From my practical experience, it may take a few sessions for the
relationship to form in a positive sense, but heck, aint that the way
with all good interpersonal educational encounters?
Cheers,
Phil
From: Shirley Franklin <s.franklin@dsl.pipex.com>
Date: Mon Jun 29 2009 - 02:15:38 PDT
Hi Andy,
Number one is that she needs to get her confidence back! She needs
to gain a sense of real achievement, through actually achieving.
I also think she would benefit from se effective one-2-one tuition
from someone who can work out where she is and knows where she needs
to go and how to get her there. Talking it through with her could do
it. She has a year to catch up/sort it out , doesn't she??
It is difficult to theorise about someone when we don't know the
precise details of the problem. That is why she needs a sensitive
expert!
Shirley
On 28 Jun 2009, at 07:00, Andy Blunden wrote:
> I hope people won't mind if I continue to pick the brains of this
> list on the problem of my niece's progress in maths, or lack of it.
>
> It seems that the suggestion last time - that Marissa may have
> missed important lessons while on holiday - may explain her poor
> performance last year in maths, even though maths has always been
> her weak subject. She has caught up a bit but she is still badly
> behind.
>
> It seems that the issue Mike has raised also applies: she is
> getting homework that seem to presume she know things that in fact
> she doesn't. The only other negative in her school reports is that
> she doesn't participate in class discussion or ask questions when
> she doesn't understand something.
>
> I presume the hesitancy about speaking up is probably the cause of
> failure to correct her maths problems and the teachers giving her
> homework she doesn't understand.
>
> She is now 15 and her maths homework is also beyond her father! :)

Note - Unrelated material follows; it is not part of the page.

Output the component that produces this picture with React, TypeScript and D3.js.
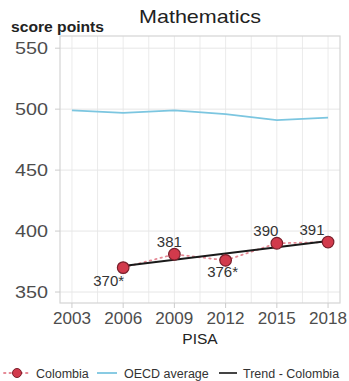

> and the crisis of the transition from childhood to adulthood around
> this age, makes it impossible for the father to get Marissa talk
> about it to him, or engage Marissa in games of 20 Questions or
> something to lead her to the joys of asking others. Discussion over
> the dinner table is apparently also unconducive to her participation.
>
> Does anyone have any ideas? I've run out of suggestions. I could
> probably help if I was there, but I'm 1000 km away.